**Data extract**

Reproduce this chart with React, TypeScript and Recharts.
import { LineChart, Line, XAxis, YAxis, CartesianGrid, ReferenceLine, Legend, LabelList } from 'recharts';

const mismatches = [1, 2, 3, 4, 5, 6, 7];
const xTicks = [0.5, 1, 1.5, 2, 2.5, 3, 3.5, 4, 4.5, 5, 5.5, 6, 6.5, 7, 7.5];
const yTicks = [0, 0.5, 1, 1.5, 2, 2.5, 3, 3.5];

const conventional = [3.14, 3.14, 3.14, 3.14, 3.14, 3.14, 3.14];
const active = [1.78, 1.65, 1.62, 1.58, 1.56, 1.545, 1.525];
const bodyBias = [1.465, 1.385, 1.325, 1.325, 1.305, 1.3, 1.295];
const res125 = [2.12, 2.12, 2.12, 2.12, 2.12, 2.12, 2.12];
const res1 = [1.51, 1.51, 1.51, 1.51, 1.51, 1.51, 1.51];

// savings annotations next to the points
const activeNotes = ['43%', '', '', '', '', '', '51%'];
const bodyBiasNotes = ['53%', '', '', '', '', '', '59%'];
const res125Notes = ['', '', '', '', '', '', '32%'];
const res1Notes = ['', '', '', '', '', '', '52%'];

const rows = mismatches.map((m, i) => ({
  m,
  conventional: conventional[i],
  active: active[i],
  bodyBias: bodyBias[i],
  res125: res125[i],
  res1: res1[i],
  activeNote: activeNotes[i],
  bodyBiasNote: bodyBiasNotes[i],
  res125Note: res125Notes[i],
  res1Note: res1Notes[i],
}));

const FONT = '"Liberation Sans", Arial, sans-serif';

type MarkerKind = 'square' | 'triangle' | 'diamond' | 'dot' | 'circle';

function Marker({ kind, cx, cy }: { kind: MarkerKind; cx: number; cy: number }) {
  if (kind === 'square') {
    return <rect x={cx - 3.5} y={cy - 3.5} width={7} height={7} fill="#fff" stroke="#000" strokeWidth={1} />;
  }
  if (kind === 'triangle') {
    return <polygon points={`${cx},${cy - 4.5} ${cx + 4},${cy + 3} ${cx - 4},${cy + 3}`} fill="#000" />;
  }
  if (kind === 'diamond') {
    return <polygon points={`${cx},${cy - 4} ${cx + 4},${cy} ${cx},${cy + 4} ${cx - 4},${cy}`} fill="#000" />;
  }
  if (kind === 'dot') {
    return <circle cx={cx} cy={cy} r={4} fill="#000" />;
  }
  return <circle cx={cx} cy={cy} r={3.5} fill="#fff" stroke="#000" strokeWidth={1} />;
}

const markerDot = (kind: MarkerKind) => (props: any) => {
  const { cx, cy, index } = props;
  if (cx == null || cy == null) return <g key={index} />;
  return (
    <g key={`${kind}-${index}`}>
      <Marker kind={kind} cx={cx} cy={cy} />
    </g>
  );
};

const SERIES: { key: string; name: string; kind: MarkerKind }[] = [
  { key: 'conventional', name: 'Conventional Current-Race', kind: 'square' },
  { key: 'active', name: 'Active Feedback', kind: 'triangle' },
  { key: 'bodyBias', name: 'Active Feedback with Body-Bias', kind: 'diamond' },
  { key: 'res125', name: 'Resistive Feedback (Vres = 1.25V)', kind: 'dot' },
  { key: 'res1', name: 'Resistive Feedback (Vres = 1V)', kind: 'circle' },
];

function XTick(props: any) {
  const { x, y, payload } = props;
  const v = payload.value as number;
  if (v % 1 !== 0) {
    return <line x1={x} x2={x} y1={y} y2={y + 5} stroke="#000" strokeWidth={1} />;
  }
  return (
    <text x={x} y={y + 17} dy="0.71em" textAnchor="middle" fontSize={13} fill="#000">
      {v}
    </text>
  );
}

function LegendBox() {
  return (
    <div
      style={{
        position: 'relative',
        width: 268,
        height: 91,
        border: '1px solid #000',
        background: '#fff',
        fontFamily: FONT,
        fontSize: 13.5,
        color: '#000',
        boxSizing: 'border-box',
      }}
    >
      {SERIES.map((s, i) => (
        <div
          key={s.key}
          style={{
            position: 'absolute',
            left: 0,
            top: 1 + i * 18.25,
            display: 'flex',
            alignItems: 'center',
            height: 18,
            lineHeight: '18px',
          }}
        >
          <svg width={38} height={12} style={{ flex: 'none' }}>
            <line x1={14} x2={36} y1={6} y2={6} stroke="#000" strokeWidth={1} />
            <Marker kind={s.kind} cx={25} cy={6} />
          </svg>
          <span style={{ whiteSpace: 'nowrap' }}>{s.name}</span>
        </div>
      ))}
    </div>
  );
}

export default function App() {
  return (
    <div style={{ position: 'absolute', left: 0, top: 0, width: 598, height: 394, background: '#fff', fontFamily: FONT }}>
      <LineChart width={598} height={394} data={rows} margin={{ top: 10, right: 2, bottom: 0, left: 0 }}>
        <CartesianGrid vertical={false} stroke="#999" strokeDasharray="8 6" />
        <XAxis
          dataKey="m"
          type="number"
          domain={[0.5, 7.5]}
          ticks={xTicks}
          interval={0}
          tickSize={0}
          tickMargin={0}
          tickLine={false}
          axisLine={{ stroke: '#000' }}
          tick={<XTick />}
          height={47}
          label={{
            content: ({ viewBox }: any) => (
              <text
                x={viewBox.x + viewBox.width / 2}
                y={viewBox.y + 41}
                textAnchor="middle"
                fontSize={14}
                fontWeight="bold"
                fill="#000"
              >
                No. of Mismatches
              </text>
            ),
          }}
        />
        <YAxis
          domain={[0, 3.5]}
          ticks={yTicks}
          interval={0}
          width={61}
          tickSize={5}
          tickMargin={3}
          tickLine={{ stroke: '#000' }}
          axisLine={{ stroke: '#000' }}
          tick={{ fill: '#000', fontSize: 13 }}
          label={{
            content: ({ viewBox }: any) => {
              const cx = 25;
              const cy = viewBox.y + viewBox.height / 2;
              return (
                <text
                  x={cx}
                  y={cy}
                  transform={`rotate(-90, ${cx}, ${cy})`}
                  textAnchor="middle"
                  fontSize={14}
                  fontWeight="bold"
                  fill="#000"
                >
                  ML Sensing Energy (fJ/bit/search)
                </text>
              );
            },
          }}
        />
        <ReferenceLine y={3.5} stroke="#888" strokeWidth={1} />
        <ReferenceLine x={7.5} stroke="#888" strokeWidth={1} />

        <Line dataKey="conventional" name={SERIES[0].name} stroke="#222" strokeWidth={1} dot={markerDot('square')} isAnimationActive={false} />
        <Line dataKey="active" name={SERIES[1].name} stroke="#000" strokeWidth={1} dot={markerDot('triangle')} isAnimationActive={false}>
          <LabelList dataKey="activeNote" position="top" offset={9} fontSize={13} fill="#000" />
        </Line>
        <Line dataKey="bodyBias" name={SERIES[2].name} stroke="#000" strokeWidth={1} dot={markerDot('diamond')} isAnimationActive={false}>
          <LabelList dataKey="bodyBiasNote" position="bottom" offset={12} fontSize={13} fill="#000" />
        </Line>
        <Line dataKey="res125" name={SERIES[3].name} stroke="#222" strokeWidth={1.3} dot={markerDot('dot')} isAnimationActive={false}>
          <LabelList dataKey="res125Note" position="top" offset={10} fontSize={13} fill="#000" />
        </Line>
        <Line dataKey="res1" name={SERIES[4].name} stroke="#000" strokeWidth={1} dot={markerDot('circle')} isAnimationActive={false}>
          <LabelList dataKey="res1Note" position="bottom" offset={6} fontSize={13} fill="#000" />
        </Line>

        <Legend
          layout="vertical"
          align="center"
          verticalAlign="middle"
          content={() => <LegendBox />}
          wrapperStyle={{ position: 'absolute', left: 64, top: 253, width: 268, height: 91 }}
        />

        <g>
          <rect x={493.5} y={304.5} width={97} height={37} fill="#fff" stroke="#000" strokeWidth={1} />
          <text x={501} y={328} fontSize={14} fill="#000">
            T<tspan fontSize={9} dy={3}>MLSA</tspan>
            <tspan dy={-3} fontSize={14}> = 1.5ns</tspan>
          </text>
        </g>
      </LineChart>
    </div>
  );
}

**Exercise goal**
The lines from the top of the data above down to the line containing "type MarkerKind = 'square'" are to be copied exactly; no other line should appear.

**Problem solution**
Reproduce this chart with React, TypeScript and Recharts.
import { LineChart, Line, XAxis, YAxis, CartesianGrid, ReferenceLine, Legend, LabelList } from 'recharts';

const mismatches = [1, 2, 3, 4, 5, 6, 7];
const xTicks = [0.5, 1, 1.5, 2, 2.5, 3, 3.5, 4, 4.5, 5, 5.5, 6, 6.5, 7, 7.5];
const yTicks = [0, 0.5, 1, 1.5, 2, 2.5, 3, 3.5];

const conventional = [3.14, 3.14, 3.14, 3.14, 3.14, 3.14, 3.14];
const active = [1.78, 1.65, 1.62, 1.58, 1.56, 1.545, 1.525];
const bodyBias = [1.465, 1.385, 1.325, 1.325, 1.305, 1.3, 1.295];
const res125 = [2.12, 2.12, 2.12, 2.12, 2.12, 2.12, 2.12];
const res1 = [1.51, 1.51, 1.51, 1.51, 1.51, 1.51, 1.51];

// savings annotations next to the points
const activeNotes = ['43%', '', '', '', '', '', '51%'];
const bodyBiasNotes = ['53%', '', '', '', '', '', '59%'];
const res125Notes = ['', '', '', '', '', '', '32%'];
const res1Notes = ['', '', '', '', '', '', '52%'];

const rows = mismatches.map((m, i) => ({
  m,
  conventional: conventional[i],
  active: active[i],
  bodyBias: bodyBias[i],
  res125: res125[i],
  res1: res1[i],
  activeNote: activeNotes[i],
  bodyBiasNote: bodyBiasNotes[i],
  res125Note: res125Notes[i],
  res1Note: res1Notes[i],
}));

const FONT = '"Liberation Sans", Arial, sans-serif';

type MarkerKind = 'square' | 'triangle' | 'diamond' | 'dot' | 'circle';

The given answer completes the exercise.